Klaus Zernack Colloquium, 12. Dezember 2017

12.12.2017

Zur Vortragsreihe  Migrationsprozesse und Kulturtransfer. Deutsche und polnische Kontexte laden Prof. Dr. Michael G. Müller und Prof. Dr. Robert Traba gemeinsam mit Prof. Dr. Igor Kąkolewski ein
zum Vortrag von  Dr. Felix Ackermann

Im Schatten der Erinnerung an Flucht und Vertreibung
Die Verantwortung ostpreußischer Eliten an Verbrechen in Polen, Belarus und Litauen

Kommentar:  Dr. Katarzyna Woniak (Berlin)

Datum: Dienstag, den 12. Dezember 2017
Uhrzeit: 19:00 Uhr
Ort:  Bibliothek des Zentrums für Historische Forschung Berlin der Polnischen Akademie der Wissenschaften
Majakowskiring 47, 13156 Berlin-Pankow

Die deutsche Besatzung Polens und der Sowjetunion hatte eine regionale Dimension. Von Ostpreußen aus organisierten Landräte, Polizisten und Geschäftsleute im Zuge des Zweiten Weltkriegs die deutsche Aneignung, Ausbeutung und Zerstörung der umliegenden polnischen belarussischen und litauischen Gebiete. Der Holocaust im „Bezirk Bialystok“ wurde von Allenstein aus organisiert, die systematische Zerstörung jüdischen Lebens im Grenzgebiet zwischen Ostpreußen und Litauen von Tilsit aus. Das polnische Ciechanów wurde als Regierungsbezirk Zichenau an das Deutsche Reich angegliedert. Im „Bezirk Bialystok“ errichteten Landräte aus Ostpreußen eine deutsche Zivilverwaltung, die die Ausbeutung der Region organisierte und Akteur der nationalsozialistischen Germanisierungspolitik der Region war.
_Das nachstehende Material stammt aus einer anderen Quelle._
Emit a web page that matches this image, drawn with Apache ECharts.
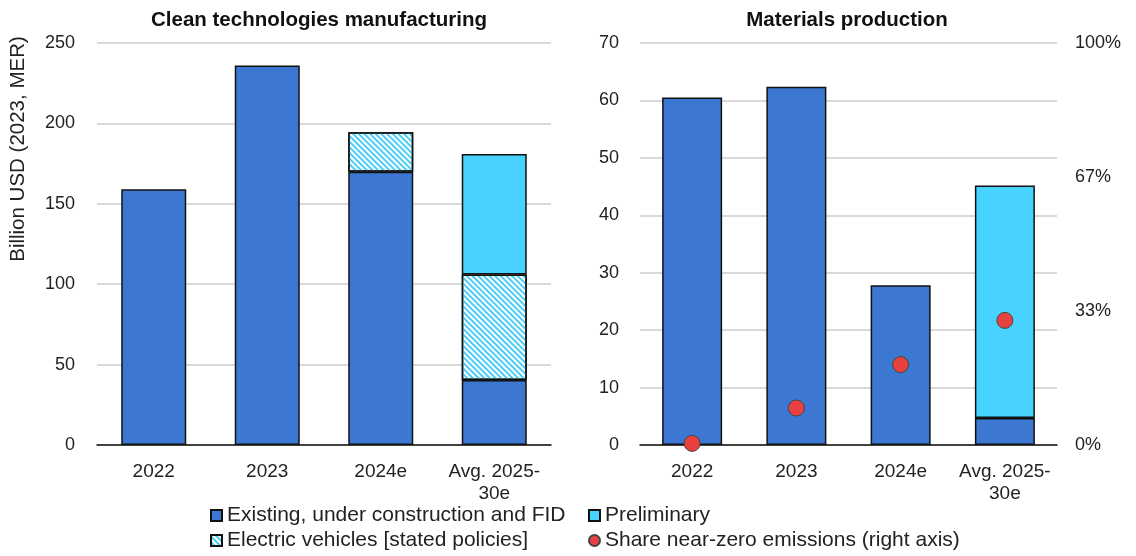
<!DOCTYPE html>
<html>
<head>
<meta charset="utf-8">
<script src="https://cdn.jsdelivr.net/npm/echarts@6/dist/echarts.min.js"></script>
<style>
  html, body { margin: 0; padding: 0; background: #fff; }
  #chart { width: 1136px; height: 556px; }
</style>
</head>
<body>
<div id="chart"></div>
<script>
// Investment categories shared by both panels
const categories = ['2022', '2023', '2024e', 'Avg. 2025-\n30e'];

// Clean technologies manufacturing (billion USD, 2023 MER)
const cleanExisting = [159, 236, 170, 40.5];
const cleanEV = [null, null, 24.5, 65.5];
const cleanPreliminary = [null, null, null, 75];

// Materials production (billion USD, 2023 MER)
const matExisting = [60.5, 62.4, 27.8, 4.7];
const matPreliminary = [null, null, null, 40.5];

// Share of near-zero emissions projects (right axis, fraction)
const matShareNearZero = [0.004, 0.092, 0.20, 0.31];

const NAME_EXISTING = 'Existing, under construction and FID';
const NAME_PRELIM = 'Preliminary';
const NAME_EV = 'Electric vehicles [stated policies]';
const NAME_SHARE = 'Share near-zero emissions (right axis)';

const FONT = 'Liberation Sans, Arial, sans-serif';
const C_EXIST = '#3c78d1';
const C_PRELIM = '#48d3fe';
const C_HATCH = '#4ccdf5';
const BORDER = '#111';

const chart = echarts.init(document.getElementById('chart'), null, { renderer: 'canvas' });

const catAxis = (gridIndex) => ({
  type: 'category',
  gridIndex,
  data: categories,
  axisTick: { show: false },
  axisLine: { lineStyle: { color: '#111', width: 1.5 } },
  axisLabel: { margin: 16, lineHeight: 22, interval: 0, color: '#222', fontSize: 19, fontFamily: FONT }
});

const valueLabel = { color: '#222', fontSize: 18, fontFamily: FONT };

const hatchDecal = {
  symbol: 'rect',
  symbolSize: 1,
  dashArrayX: [1, 0],
  dashArrayY: [2, 2],
  rotation: Math.PI / 4,
  color: C_HATCH
};

const barStyle = (color) => ({ color, borderColor: BORDER, borderWidth: 1.5 });

const legendText = { fontSize: 21, color: '#222', fontFamily: FONT };

chart.setOption({
  animation: false,
  backgroundColor: '#fff',
  textStyle: { fontFamily: FONT },
  grid: [
    { left: 97, right: 585, top: 43, bottom: 111 },
    { left: 640, right: 79, top: 43, bottom: 111 }
  ],
  xAxis: [catAxis(0), catAxis(1)],
  yAxis: [
    {
      type: 'value', gridIndex: 0, min: 0, max: 250, interval: 50,
      axisLine: { show: false }, axisTick: { show: false },
      axisLabel: Object.assign({ margin: 22 }, valueLabel),
      splitLine: { lineStyle: { color: '#d9d9d9', width: 2 } }
    },
    {
      type: 'value', gridIndex: 1, min: 0, max: 70, interval: 10,
      axisLine: { show: false }, axisTick: { show: false },
      axisLabel: Object.assign({ margin: 21 }, valueLabel),
      splitLine: { lineStyle: { color: '#d9d9d9', width: 2 } }
    },
    {
      type: 'value', gridIndex: 1, position: 'right', min: 0, max: 1, interval: 1 / 3,
      axisLine: { show: false }, axisTick: { show: false },
      axisLabel: Object.assign({ margin: 18, formatter: (v) => Math.round(v * 100) + '%' }, valueLabel),
      splitLine: { show: false }
    }
  ],
  legend: [
    {
      orient: 'vertical', left: 210, top: 505, height: 51, itemGap: 4, padding: 0,
      itemWidth: 11, itemHeight: 11, textStyle: legendText, selectedMode: false,
      data: [{ name: NAME_EXISTING, icon: 'rect' }, { name: NAME_EV, icon: 'rect' }]
    },
    {
      orient: 'vertical', left: 588, top: 505, height: 51, itemGap: 4, padding: 0,
      itemWidth: 11, itemHeight: 11, textStyle: legendText, selectedMode: false,
      data: [{ name: NAME_PRELIM, icon: 'rect' }, { name: NAME_SHARE, icon: 'circle' }]
    }
  ],
  graphic: [
    {
      type: 'text',
      style: { text: 'Clean technologies manufacturing', x: 319, y: 20, textAlign: 'center', textVerticalAlign: 'middle', font: 'bold 20.5px ' + FONT, fill: '#111' }
    },
    {
      type: 'text',
      style: { text: 'Materials production', x: 847, y: 20, textAlign: 'center', textVerticalAlign: 'middle', font: 'bold 20.5px ' + FONT, fill: '#111' }
    },
    {
      type: 'text', rotation: Math.PI / 2, x: 18, y: 149,
      style: { text: 'Billion USD (2023, MER)', x: 0, y: 0, textAlign: 'center', textVerticalAlign: 'middle', font: '20.5px ' + FONT, fill: '#222' }
    }
  ],
  series: [
    {
      name: NAME_EXISTING, type: 'bar', stack: 'clean', xAxisIndex: 0, yAxisIndex: 0,
      barWidth: 65, data: cleanExisting, itemStyle: barStyle(C_EXIST)
    },
    {
      name: NAME_EV, type: 'bar', stack: 'clean', xAxisIndex: 0, yAxisIndex: 0,
      barWidth: 65, data: cleanEV,
      itemStyle: Object.assign(barStyle('#ffffff'), { decal: hatchDecal })
    },
    {
      name: NAME_PRELIM, type: 'bar', stack: 'clean', xAxisIndex: 0, yAxisIndex: 0,
      barWidth: 65, data: cleanPreliminary, itemStyle: barStyle(C_PRELIM)
    },
    {
      name: NAME_EXISTING, type: 'bar', stack: 'mat', xAxisIndex: 1, yAxisIndex: 1,
      barWidth: 60, data: matExisting, itemStyle: barStyle(C_EXIST)
    },
    {
      name: NAME_PRELIM, type: 'bar', stack: 'mat', xAxisIndex: 1, yAxisIndex: 1,
      barWidth: 60, data: matPreliminary, itemStyle: barStyle(C_PRELIM)
    },
    {
      name: NAME_SHARE, type: 'scatter', xAxisIndex: 1, yAxisIndex: 2,
      symbolSize: 16, data: matShareNearZero, z: 5,
      itemStyle: { color: '#e8413f', borderColor: '#444', borderWidth: 1, opacity: 1 }
    }
  ]
});
</script>
</body>
</html>
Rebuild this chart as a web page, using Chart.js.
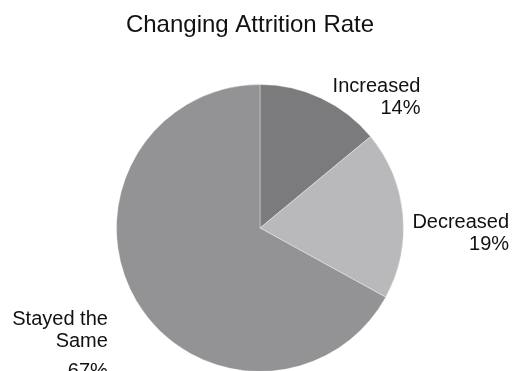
<!DOCTYPE html>
<html>
<head>
<meta charset="utf-8">
<script src="https://cdn.jsdelivr.net/npm/chart.js@4/dist/chart.umd.min.js"></script>
<style>
  html, body { margin: 0; padding: 0; background: #fff; overflow: hidden; }
  #wrap { width: 513px; height: 400px; position: relative; }
</style>
</head>
<body>
<div id="wrap"><canvas id="c"></canvas></div>
<script>
const chartTitle = 'Changing Attrition Rate';
const categories = ['Increased', 'Decreased', 'Stayed the Same'];
const labelLines = [['Increased'], ['Decreased'], ['Stayed the', 'Same']];
const shares = [14, 19, 67];
const sliceColors = ['#7b7b7d', '#b9b9bb', '#939396'];

// Where each slice's label sits, as offsets from the pie centre in radii
// (right edge of the text block, baseline of its first line).
const labelAnchors = [[1.118, -0.951], [1.736, 0], [-1.06, 0.675]];
// Extra gap (px) above the percentage line of each label.
const percentGap = [0, 0, 8];

const textPlugin = {
  id: 'pieText',
  afterDraw(chart) {
    const ctx = chart.ctx;
    const arc = chart.getDatasetMeta(0).data[0];
    const cx = arc.x, cy = arc.y, r = arc.outerRadius;
    ctx.save();
    ctx.fillStyle = '#111';
    ctx.textBaseline = 'alphabetic';
    ctx.font = '24px "Liberation Sans", Arial, sans-serif';
    ctx.textAlign = 'center';
    ctx.fillText(chartTitle, 250, 32);
    ctx.font = '20px "Liberation Sans", Arial, sans-serif';
    ctx.textAlign = 'right';
    shares.forEach((v, i) => {
      const x = cx + labelAnchors[i][0] * r;
      let y = cy + labelAnchors[i][1] * r;
      labelLines[i].forEach((t) => { ctx.fillText(t, x, y); y += 22; });
      ctx.fillText(v + '%', x, y + percentGap[i]);
    });
    ctx.restore();
  }
};

new Chart(document.getElementById('c'), {
  type: 'pie',
  data: {
    labels: categories,
    datasets: [{
      data: shares,
      backgroundColor: sliceColors,
      borderColor: 'rgba(255,255,255,0.35)',
      borderWidth: 1
    }]
  },
  options: {
    responsive: true,
    maintainAspectRatio: false,
    animation: false,
    layout: { padding: { top: 84, bottom: 28, left: 116, right: 109 } },
    plugins: {
      legend: { display: false },
      title: { display: false },
      tooltip: { enabled: false }
    }
  },
  plugins: [textPlugin]
});
</script>
</body>
</html>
Durch den Verlust der Ostprovinzen des Deutschen Reichs und die Dynamik der Erinnerung an die verlorene Heimat wurden die von Ostpreußens aus begangenen Verbrechen nicht Teil der gesellschaftlichen Erzählung über die Region. Die Geschichte der ostpreußischen Angehörigen von Gestapo und SD sowie die Rolle von ostpreußischen Juristen bei der Organisation der Aneignung verbleiben bis heute im Schatten der Erinnerung an Flucht und Vertreibung. Anhand von Beispielen aus Grodno, Białystok und Schirwindt zeigt Felix Ackermann, wie eng verwoben dort die Radikalisierung der Gewalt gegenüber den jüdischen und christlichen Einwohnern der Nachbarregionen und die Praxis staatlicher Zwangsumsiedlungen waren.

 

Felix Ackermann ist Historiker und Stadtanthropologe. Nach dem Studium an der Europa-Universität Viadrina und der London School of Economics and Political Sciences promovierte er 2008 in Frankfurt (Oder) bei Karl Schlögel über die Aneignung und Zerstörung der heute belarussischen Stadt Grodno. Von 2011 bis 2016 lehrte er in Wilna mit Unterstützung des DAAD Angewandte Kulturwissenschaften an der European Humanities University. Derzeit erforscht er am Deutschen Historischen Institut Warschau die Geschichte des Gefängniswesens im geteilten Polen-Litauen. Über seine Arbeit in Litauen schrieb er das Buch „Mein litauischer Führerschein. Ausflüge zum Ende der europäischen Union“, das 2017 im Suhrkamp-Verlag erschien.